For the results 1-3, it seems the compiler generate sub-optimal code? At least for result1 and result3. Any thoughts for why?

Without -use_fast_math, I see that the saturation is successfully merged with the addition for result1. This looks like a case where the merging does not happen with the .ftz variant of fadd. I cannot think of a reason for this. The optimization may erroneously not be applied for variants other than the default variant of fadd. I would file a bug for this.

        /*0040*/                   LDG.E R0, [R2.64] ;                       /* 0x0000000402007981 */
        /*0050*/                   FADD.SAT R5, R0, 6.2831854820251464844 ;  /* 0x40c90fdb00057421 */
        /*0060*/                   STG.E [R2.64], R5 ;                       /* 0x0000000502007986 */

I don’t think the expectation is realistic because 6.2831854820251464844 * 0.15915493667125701904 != 1.0. As for why the two multiplications are not merged: there may be a phase-ordering issue where __cosf is expanded late (the expansion is GPU architecture specific; on older architectures this expands into RRO, MUFU.COS), after constant propagation. In addition, other than for FMA merging, the CUDA compiler used to be quite conservative regarding the merging floating-point operations (consider issues of intermediate overflow, for example, which could make the behavior quite different between merged and unmerged versions here). Given that -use_fast_mathis specified in the actual use case, one might argue that the merging of the two FMULs is appropriate, because adherence to “as-is” requirements is relaxed with that compilation flag. Consider filing an enhancement request (RFE) for this.

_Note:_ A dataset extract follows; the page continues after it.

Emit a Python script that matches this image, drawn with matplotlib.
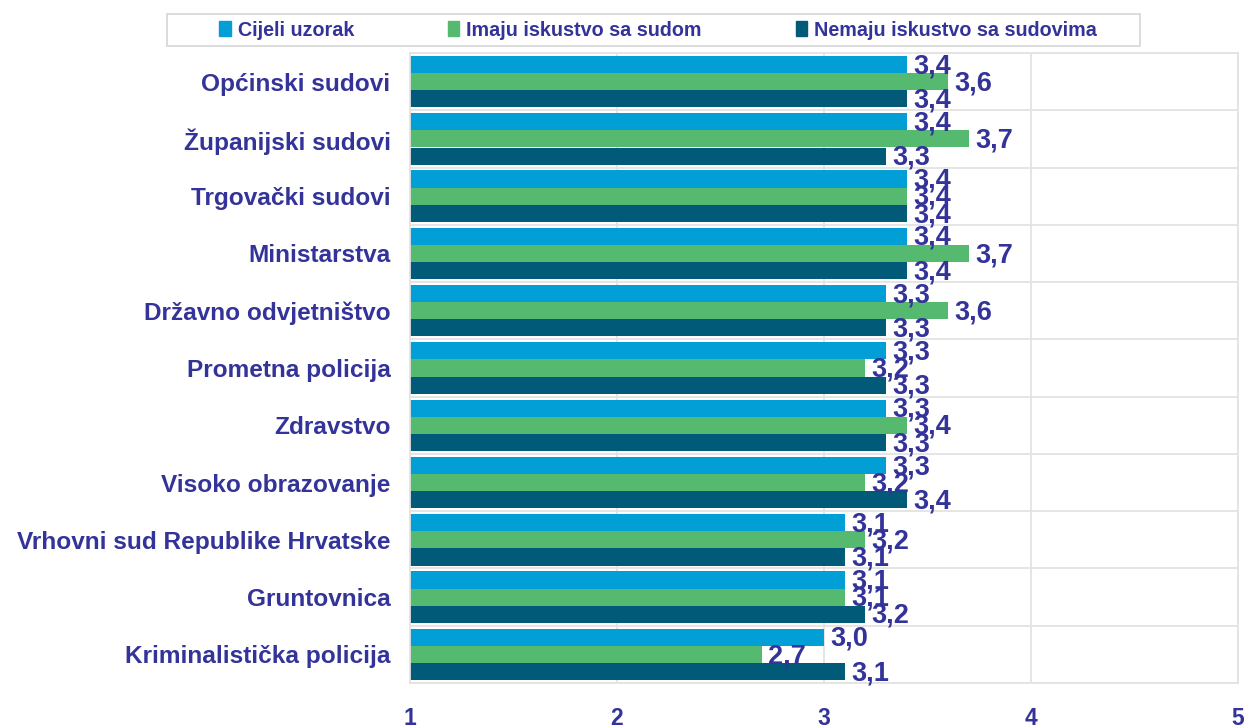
import numpy as np
import matplotlib.pyplot as plt
from matplotlib.patches import Patch, Rectangle

categories = ["Općinski sudovi", "Županijski sudovi", "Trgovački sudovi", "Ministarstva",
              "Državno odvjetništvo", "Prometna policija", "Zdravstvo", "Visoko obrazovanje",
              "Vrhovni sud Republike Hrvatske", "Gruntovnica", "Kriminalistička policija"]
cijeli = [3.4, 3.4, 3.4, 3.4, 3.3, 3.3, 3.3, 3.3, 3.1, 3.1, 3.0]
imaju = [3.6, 3.7, 3.4, 3.7, 3.6, 3.2, 3.4, 3.2, 3.2, 3.1, 2.7]
nemaju = [3.4, 3.3, 3.4, 3.4, 3.3, 3.3, 3.3, 3.4, 3.1, 3.2, 3.1]
series_names = ["Cijeli uzorak", "Imaju iskustvo sa sudom", "Nemaju iskustvo sa sudovima"]
x_ticks = [1, 2, 3, 4, 5]

colors = ["#029ED6", "#55BA6F", "#005A78"]
txt_color = "#333399"
grid_color = "#E3E3E3"
plt.rcParams['font.family'] = ['Liberation Sans', 'DejaVu Sans']
plt.rcParams['font.weight'] = 'bold'

fig = plt.figure(figsize=(12.47, 7.28), dpi=100)
ax = fig.add_axes([410/1247, 1 - 683/728, 828/1247, 630/728])

y = np.arange(len(categories))
h = 0.3
for k, (vals, off) in enumerate(zip([cijeli, imaju, nemaju], [-h, 0, h])):
    ax.barh(y + off, np.array(vals) - 1, left=1, height=h, color=colors[k], zorder=2)
    for yi, v in zip(y, vals):
        ax.text(v + 0.03, yi + off + 0.03, f"{v:.1f}".replace(".", ","), va='center', ha='left',
                fontsize=19.5, fontweight='bold', color=txt_color, zorder=3)

ax.set_xlim(1, 5)
ax.set_ylim(len(categories) - 0.5, -0.5)
ax.set_xticks(x_ticks)
ax.set_xticklabels([str(t) for t in x_ticks], fontsize=16.5, fontweight='bold', color=txt_color)
ax.set_yticks(y)
ax.set_yticklabels(categories, fontsize=17.6, fontweight='bold', color=txt_color)
ax.set_yticks(np.arange(-0.5, len(categories)), minor=True)
ax.tick_params(axis='x', length=0, pad=17)
ax.tick_params(axis='y', which='both', length=0, pad=14)
ax.grid(True, axis='x', color=grid_color, linewidth=1.3, zorder=0)
ax.grid(True, axis='y', which='minor', color=grid_color, linewidth=1.3, zorder=0)
for s in ax.spines.values():
    s.set_color(grid_color)
    s.set_linewidth(1.3)

handles = [Patch(color=c) for c in colors]
fig.legend(handles, series_names, loc='center', bbox_to_anchor=(658/1247, 1 - 30/728), ncol=3,
           frameon=False, handlelength=0.6, handleheight=0.8, handletextpad=0.35,
           columnspacing=4.75, labelcolor=txt_color, prop={'weight': 'bold', 'size': 14.2})
fig.patches.append(Rectangle((167/1247, 1 - 46/728), (1140 - 167)/1247, 32/728,
                             transform=fig.transFigure, fill=False, edgecolor='#D9D9D9', linewidth=1.3))

fig.savefig("out.png", dpi=100)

As for result3, collapsing this into code equivalent to that for result4 is the kind of reasoning that is trivial for a human to do, but probably poses interesting issues inside a compiler. A specialized peephole optimization seems feasible but adding to an ever-growing list of peephole optimizations may not be desirable. A more generalized approach based on range tracking of floating-point data is likely challenging and expensive, with not much resulting speed-up on average, so unfavorable trade-off. You might want to consider filing an enhancement request (RFE), though. The CUDA compiler team may have a different take than I provided here.

Thanks for the feedback.
I was wondering what the counter example for result2 would be, and the possibility of intermediate overflow makes sense.
In my use case I am calling cos(pi*saturate(x)), but the multiplications are still not merged. I’ll look into filing some bug/enhancement requests.